Enfin, d’autres politiques d’aide aux énergies non renouvelables sont possibles et d’ailleurs utilisées en pratique dans certains pays. Les dégrèvements fiscaux sont un moyen. Peut-être plus efficace l’instrument qu’on appelle le RPS (pour Renewable Portfolio Standard), une politique consistant à intervenir cette fois-ci non directement sur les prix de l’énergie, mais sur les quantités produites. Par cet instrument, on oblige les producteurs d’électricité à avoir un pourcentage minimum de production d’énergie alternative, solaire ou éolien. La Suède l’utilise fortement. L’obligation est associée à la mise en place de certificats verts, qui sont des bons cessibles sur le marché au cas où le producteur dépasse son quota, les bons étant achetés par les compagnies qui n’ont pas atteint ce même quota. On relève qu’une telle politique est une introduction utile par sa pédagogie à l’introduction plus généralisée de droits d’émission de carbone, dont on sait l’efficacité en matière de lutte contre le réchauffement climatique.

On recommande l’article suivant “The Main Support Mechanisms to Finance Renewable Energy Development”, pour se mettre au courant des différents instruments d’une politique d’incitation aux énergies vertes.

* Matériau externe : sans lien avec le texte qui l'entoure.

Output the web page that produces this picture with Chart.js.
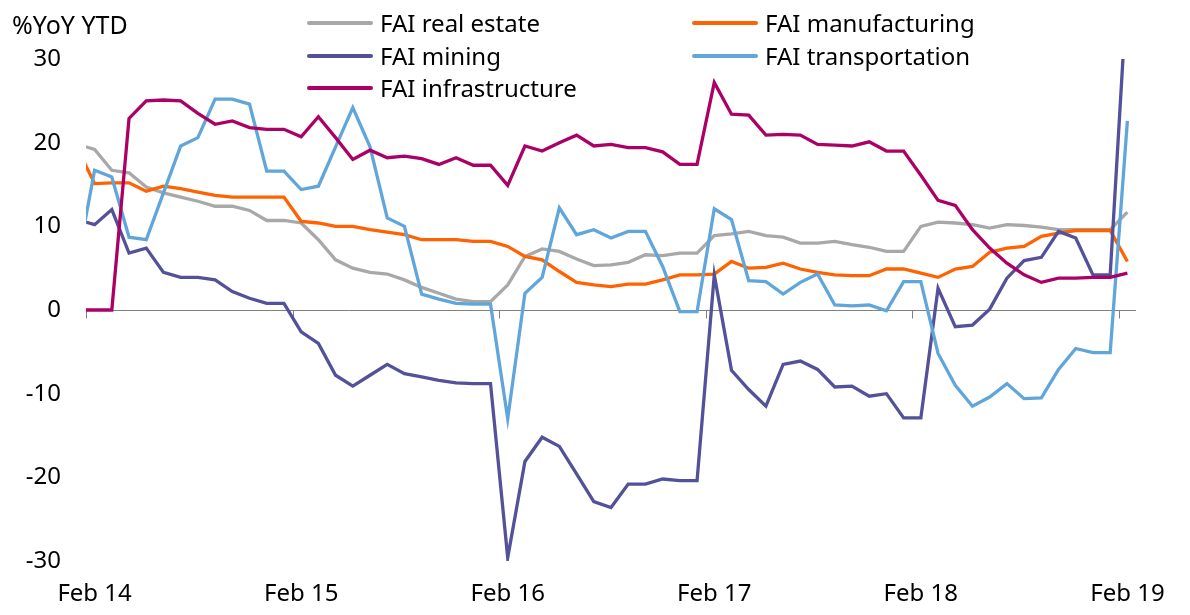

Le débat est très actif entre les économistes à ce sujet. Une des conclusions – qui toutefois ne fait pas consensus – est que les politiques de type FIP sont excellentes pour promouvoir rapidement le passage au solaire, mais qu’au bout d’un temps, il convient de passer à d’autres instruments, notamment le RPS, pour des aides plus durables et moins perturbatrices du marché.

Suite notamment au fameux Rapport de l’Inspection des finances (dit rapport Charpin) de septembre 2010, la France avait fortement réduit ses aides de type FIP à l’énergie solaire, à la fois en raison du cout budgétaire de cette politique, et du poids sur la balance commerciale du pays de l’importation (en provenance de Chine) des panneaux PV. Il était judicieux de recommander, sachant les particularités françaises en matière d’énergie, et notamment la place qu’y occupe le nucléaire, une stratégie de relative attente en matière de PV, le temps que la technologie évolue et que les couts de la filière baissent. Cela semble être le cas aujourd’hui, et il est sans doute temps de considérer une politique plus allante, tirant aussi parti des progrès faits dans la mise au point d’instruments de politique économique efficaces.